46. Tumivut: The Competition Song
Tumivut: The Competition Song, oil on canvas, 2019
Depicted is one of the two performers of Tumivut: The Competition Song at the 2010 Aboriginal Day in Winnipeg, Manitoba. It's from a video found on YouTube shot from the audience and is a persistent feature in the Top 100. The video has over 1,000,000 views, thousands of likes and hundreds of comments. I browsed through all those comments just to find out the identity of the two performers. I have not been able to do so yet.


47. David Amram – Pull My Daisy
David Amram, pen on paper, 2018 (signed by David Amram)
Pull My Daisy is a poem written in the late 1940s using the Surrealist Exquisite Corpse technique by the Beat poets Jack Kerouac, Allen Ginsberg, and Neal Cassady. The poem featured prominently in the Robert Frank and Arthur Leslie film of 1959 by the same name, narrated by Kerouac. For the film the poem was set to music by David Amram. Anita Ellis is the singer heard in the film. The Bob Rauschenberg Gallery at the college I work hosted an exhibition with work of Jack Kerouac, the main feature was the manuscript to his famous novel On the Road. David Amram came in town for a special event. A great concert and a wonderful guest. I gave him a drawing I did of him performing and he signed another one.


48. Mataco Indians of Gran Chaco: String instrument
Mataco (Michí) Indian, Argentina, oil on canvas, 2019
The quest for the origins of music has lead me to listen to, and read about, recordings from the field of ethnomusicology. I have been seeking out recordings and information on the music of those cultures that have lived in relative isolation from the influence of the industrial world. More half of the 100 songs in the 2018/2019 list belong to this category. This painting represents a mataco instrumental piece on a stringed instrument and is played by a shaman. (Argentina, The Indians of the Gran Chaco, Lyrichord, 1977.)

49. Assalalaa (Inuit—Katajjait)
Rekutkar performers, oil on canvas, 2019
I assumed that the three vocal throat singing traditions, the Inuit katajjait, the Ainu rekutkar, and the Chukchi pič eynen, found within the arctic circle must be related and/or have a common ancestor. The painting for Assalalaa I was working on from a photograph found by an image search of the terms katajjait combined with Jean-Jacques Nattiez represents not Inuit but Ainu singers. I intuited this was the case since I had not seen katajjait performed sitting down while the pose was the same as in my painting of rehbuhkara (rekutka).

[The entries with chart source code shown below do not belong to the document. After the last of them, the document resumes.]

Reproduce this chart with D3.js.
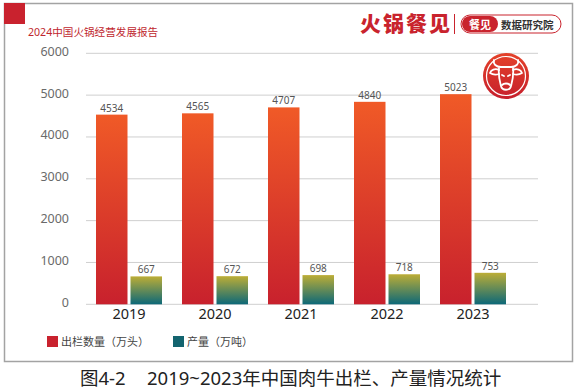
<!DOCTYPE html>
<html>
<head>
<meta charset="utf-8">
<title>肉牛出栏与产量</title>
<script src="https://d3js.org/d3.v7.min.js"></script>
<style>
  body { margin: 0; background: #fff; }
  svg text { font-family: "Noto Sans", "Noto Sans CJK SC", sans-serif; }
</style>
</head>
<body>
<div id="main"></div>
<script type="text/javascript">
	var width  = 576;
	var height = 391;

	// data
	var years      = ["2019", "2020", "2021", "2022", "2023"];
	var slaughter  = [4534, 4565, 4707, 4840, 5023];   // 出栏数量（万头）
	var production = [667, 672, 698, 718, 753];        // 产量（万吨）
	var yTicks     = [0, 1000, 2000, 3000, 4000, 5000, 6000];
	var seriesKeys = ["slaughter", "production"];
	var seriesNames= ["出栏数量（万头）", "产量（万吨）"];

	var rows = years.map((y, i) => ({year: y, slaughter: slaughter[i], production: production[i]}));

	var svg = d3.select("#main").append("svg")
		.attr("width", width)
		.attr("height", height);

	var defs = svg.append("defs");
	function vGrad(id, top, bottom) {
		var g = defs.append("linearGradient").attr("id", id)
			.attr("x1", 0).attr("y1", 0).attr("x2", 0).attr("y2", 1);
		g.append("stop").attr("offset", "0%").attr("stop-color", top);
		g.append("stop").attr("offset", "100%").attr("stop-color", bottom);
	}
	vGrad("gRed", "#f05a27", "#c8212d");
	vGrad("gTeal", "#bcad36", "#0c6878");
	vGrad("gBull", "#e4422a", "#c61f2c");

	// frame
	svg.append("rect")
		.attr("x", 4.5).attr("y", 3.5).attr("width", 568).attr("height", 358)
		.attr("fill", "none").attr("stroke", "#a3a3a3").attr("stroke-width", 1.5);
	svg.append("rect")
		.attr("x", 4).attr("y", 3).attr("width", 21).attr("height", 21)
		.attr("fill", "#c9222e");

	svg.append("text")
		.attr("x", 28).attr("y", 36)
		.attr("font-size", 10.6).attr("fill", "#c0272e")
		.text("2024中国火锅经营发展报告");

	// header logo
	svg.append("text")
		.attr("x", 360).attr("y", 31)
		.attr("font-size", 21).attr("font-weight", 900)
		.attr("letter-spacing", 2)
		.attr("fill", "#c9232d")
		.text("火锅餐见");
	svg.append("line")
		.attr("x1", 454.5).attr("x2", 454.5).attr("y1", 14).attr("y2", 34)
		.attr("stroke", "#c9232d").attr("stroke-width", 1);
	svg.append("rect")
		.attr("x", 461).attr("y", 15).attr("width", 100).attr("height", 18).attr("rx", 9)
		.attr("fill", "#fff").attr("stroke", "#c9232d").attr("stroke-width", 1);
	svg.append("rect")
		.attr("x", 462).attr("y", 16).attr("width", 36).attr("height", 16).attr("rx", 8)
		.attr("fill", "#c9232d");
	svg.append("text")
		.attr("x", 480).attr("y", 28.5).attr("text-anchor", "middle")
		.attr("font-size", 11).attr("font-weight", 700).attr("fill", "#fff")
		.text("餐见");
	svg.append("text")
		.attr("x", 501).attr("y", 28.5)
		.attr("font-size", 10.5).attr("font-weight", 700).attr("fill", "#333")
		.text("数据研究院");

	// scales
	var yScale = d3.scaleLinear().domain([0, 6000]).range([304.3, 53.3]);
	var pad = 20 / 86;
	var x0 = d3.scaleBand().domain(years).range([86, 516])
		.paddingInner(pad).paddingOuter(pad / 2);
	var x1 = d3.scaleBand().domain(seriesKeys).range([0, x0.bandwidth()])
		.paddingInner(0.087);

	// grid
	svg.append("g").selectAll("line").data(yTicks).enter().append("line")
		.attr("x1", 86).attr("x2", 538)
		.attr("y1", d => yScale(d)).attr("y2", d => yScale(d))
		.attr("stroke", "#cfcfcf").attr("stroke-width", 1);

	svg.append("g").selectAll("text").data(yTicks).enter().append("text")
		.attr("x", 69).attr("y", d => yScale(d) - 2)
		.attr("dy", "0.35em").attr("text-anchor", "end")
		.attr("font-size", 12.5).attr("fill", "#6a6a6a")
		.text(d => d);

	// bars
	var groups = svg.append("g").selectAll("g").data(rows).enter().append("g")
		.attr("transform", d => "translate(" + x0(d.year) + ",0)");

	var fills = {slaughter: "url(#gRed)", production: "url(#gTeal)"};
	groups.selectAll("rect").data(d => seriesKeys.map(k => ({key: k, value: d[k]})))
		.enter().append("rect")
		.attr("x", d => x1(d.key))
		.attr("width", x1.bandwidth())
		.attr("y", d => yScale(d.value))
		.attr("height", d => yScale(0) - yScale(d.value))
		.attr("fill", d => fills[d.key]);

	groups.selectAll("text.val").data(d => seriesKeys.map(k => ({key: k, value: d[k]})))
		.enter().append("text").attr("class", "val")
		.attr("x", d => x1(d.key) + x1.bandwidth() / 2)
		.attr("y", d => yScale(d.value) - 3)
		.attr("text-anchor", "middle")
		.attr("font-size", 10).attr("fill", "#555")
		.text(d => d.value);

	svg.append("g").selectAll("text").data(years).enter().append("text")
		.attr("x", d => x0(d) + x0.bandwidth() / 2)
		.attr("y", 319)
		.attr("text-anchor", "middle")
		.attr("font-size", 14.5).attr("fill", "#222")
		.text(d => d);

	// legend
	var legendX = [47, 173];
	var legendColor = ["#c9222e", "#13646f"];
	var legend = svg.append("g").selectAll("g").data(seriesNames).enter().append("g")
		.attr("transform", (d, i) => "translate(" + legendX[i] + ",336)");
	legend.append("rect").attr("width", 11).attr("height", 11)
		.attr("fill", (d, i) => legendColor[i]);
	legend.append("text").attr("x", 14).attr("y", 10)
		.attr("font-size", 11).attr("fill", "#444")
		.text(d => d);

	// bull badge
	var bull = svg.append("g").attr("transform", "translate(506,76)");
	bull.append("circle").attr("r", 23).attr("fill", "url(#gBull)");
	bull.append("circle").attr("r", 19.5).attr("fill", "none")
		.attr("stroke", "#fff").attr("stroke-width", 1.2);
	var bullPaths = [
		"M-5,-9 C-10,-9 -13,-12 -12,-16",
		"M5,-9 C10,-9 13,-12 12,-16",
		"M-5,-9 L5,-9",
		"M-7,-6 C-11,-8 -15,-6 -16,-3 C-13,-1 -10,-1 -7,-2",
		"M7,-6 C11,-8 15,-6 16,-3 C13,-1 10,-1 7,-2",
		"M-7,-8 C-8,0 -6,6 -5,10 C-4,15 4,15 5,10 C6,6 8,0 7,-8",
		"M-4,-1 L-2,0", "M4,-1 L2,0",
		"M-4,9 C-2,7 2,7 4,9"
	];
	bull.selectAll("path").data(bullPaths).enter().append("path")
		.attr("d", d => d)
		.attr("fill", "none").attr("stroke", "#fff")
		.attr("stroke-width", 1.8).attr("stroke-linecap", "round").attr("stroke-linejoin", "round");

	// caption
	svg.append("text")
		.attr("x", 80).attr("y", 385)
		.attr("font-size", 18.5).attr("fill", "#222")
		.text("图4-2");
	svg.append("text")
		.attr("x", 147).attr("y", 385)
		.attr("font-size", 18.5).attr("fill", "#222")
		.text("2019~2023年中国肉牛出栏、产量情况统计");
</script>
</body>
</html>
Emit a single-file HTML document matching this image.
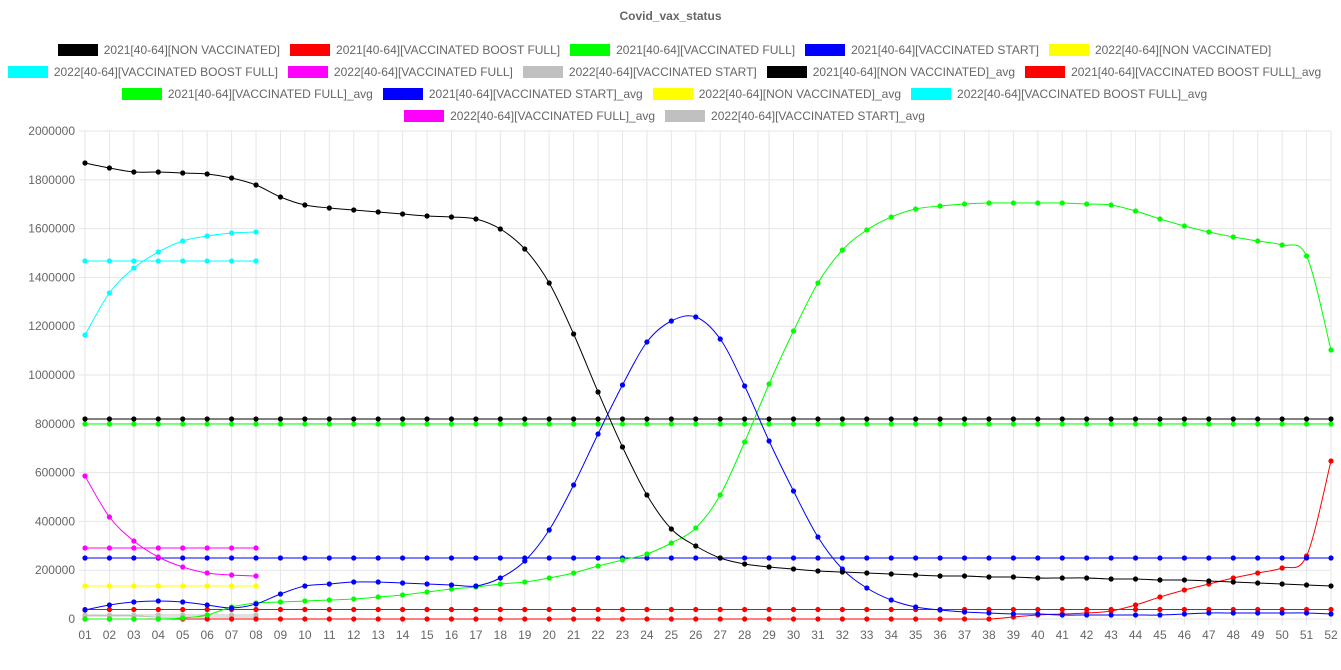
<!DOCTYPE html>
<html><head><meta charset="utf-8"><style>
body{margin:0;background:#fff;width:1341px;height:670px;overflow:hidden;font-family:"Liberation Sans",Arial,sans-serif;}
.row{position:absolute;left:-6px;width:1341px;display:flex;justify-content:center;font-size:12px;color:#666;white-space:nowrap}
.it{display:flex;align-items:center;margin:0 5px}
.bx{width:40px;height:12px;margin-right:6px;display:inline-block}
</style></head><body>
<div style="position:absolute;top:9px;width:1341px;text-align:center;font-weight:bold;font-size:12px;color:#666">Covid_vax_status</div>
<div id="leg"></div>
<svg id="s" width="1341" height="670" style="position:absolute;left:0;top:0"></svg>
<script>
const leg=[
[["#000","2021[40-64][NON VACCINATED]"],["#f00","2021[40-64][VACCINATED BOOST FULL]"],["#0f0","2021[40-64][VACCINATED FULL]"],["#00f","2021[40-64][VACCINATED START]"],["#ff0","2022[40-64][NON VACCINATED]"]],
[["#0ff","2022[40-64][VACCINATED BOOST FULL]"],["#f0f","2022[40-64][VACCINATED FULL]"],["#c0c0c0","2022[40-64][VACCINATED START]"],["#000","2021[40-64][NON VACCINATED]_avg"],["#f00","2021[40-64][VACCINATED BOOST FULL]_avg"]],
[["#0f0","2021[40-64][VACCINATED FULL]_avg"],["#00f","2021[40-64][VACCINATED START]_avg"],["#ff0","2022[40-64][NON VACCINATED]_avg"],["#0ff","2022[40-64][VACCINATED BOOST FULL]_avg"]],
[["#f0f","2022[40-64][VACCINATED FULL]_avg"],["#c0c0c0","2022[40-64][VACCINATED START]_avg"]]];
let h="";leg.forEach((r,i)=>{h+=`<div class="row" style="top:${43+i*22}px">`;r.forEach(([c,t])=>h+=`<div class="it"><span class="bx" style="background:${c}"></span>${t}</div>`);h+="</div>";});
document.getElementById("leg").innerHTML=h;
const X=i=>85+i*(1246/51);
let g="";
for(let k=0;k<=10;k++){const y=619-k*48.8;g+=`<line x1="79" x2="1331" y1="${y}" y2="${y}" stroke="#e6e6e6"/><text x="75" y="${y+4}" text-anchor="end" font-size="12" fill="#666">${k*200000}</text>`;}
for(let i=0;i<52;i++){const x=X(i);g+=`<line x1="${x}" x2="${x}" y1="131" y2="625" stroke="#e6e6e6"/><text x="${x}" y="639" text-anchor="middle" font-size="12" fill="#666">${String(i+1).padStart(2,"0")}</text>`;}
function path(ys,c){const p=ys.map((y,i)=>[X(i),y]);let d=`M${p[0][0]},${p[0][1]}`;
for(let i=0;i<p.length-1;i++){const a=p[i-1]||p[i],b=p[i],e=p[i+1],f=p[i+2]||e;
d+=` C${b[0]+(e[0]-a[0])/6},${b[1]+(e[1]-a[1])/6} ${e[0]-(f[0]-b[0])/6},${e[1]-(f[1]-b[1])/6} ${e[0]},${e[1]}`;}
let s=`<path d="${d}" fill="none" stroke="${c}" stroke-width="1"/>`;p.forEach(q=>s+=`<circle cx="${q[0]}" cy="${q[1]}" r="2.6" fill="${c}"/>`);return s;}
const F=(v,n)=>Array(n).fill(v);
const S=[
["#c0c0c0",F(615,52).slice(0,8)],
["#c0c0c0",[616,616,616,617,617,617,617,617]],
["#f00",F(609.5,52)],
["#f00",F(619,38).concat([617,615,614,613,611,605,597,590,584,578,573,568,556,461])],
["#0f0",F(424,52)],
["#000",F(419,52)],
["#00f",F(558,52)],
["#ff0",F(586,8)],
["#0ff",F(261,8)],
["#f0f",F(548,8)],
["#ff0",F(586,8)],
["#0ff",[335,293,268,252,241,236,233,232]],
["#f0f",[476,517,541,557,567,573,575,576]],
["#0f0",[619,619,619,619,618,615,607,603,602,601,600,599,597,595,592,589,587,584,582,578,573,566,560,554,543,528,495,442,384,331,283,250,230,217,209,206,204,203,203,203,203,204,205,211,219,226,232,237,241,245,256,350]],
["#00f",[610,605,602,601,602,605,608,604,594,586,584,582,582,583,584,585,586,578,561,530,485,434,385,342,321,317,339,386,441,491,537,569,588,600,607,610,612,613,614,614,615,615,615,615,615,614,613,613,613,613,613,614]],
["#000",[163,168,172,172,173,174,178,185,197,205,208,210,212,214,216,217,219,229,249,283,334,392,447,495,529,546,558,564,567,569,571,572,573,574,575,576,576,577,577,578,578,578,579,579,580,580,581,582,583,584,585,586]]
];
S.forEach(([c,y])=>g+=path(y,c));
document.getElementById("s").innerHTML=g;
</script>
</body></html>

50. Irina Khristtoforovna and Anna Vasilevna Kolegova – Chant sur les canards
Irina Khristtoforovna Kolegova, oil on canvas, 2019
Irina Kolegova (b. 1935) is a Koryak woman from Kamchatka, the easternmost peninsula of Russia. Recordings of her appear on Sibérie 4, Kamtchatka: dance drums from the Siberian Far East. Recorded by Henri Lecomte. Kolegova's song, a duet with Anna Kolegova, is called A song about ducks in a style that is reminiscent of the pic-eine'rkin tradition of the Chukchi.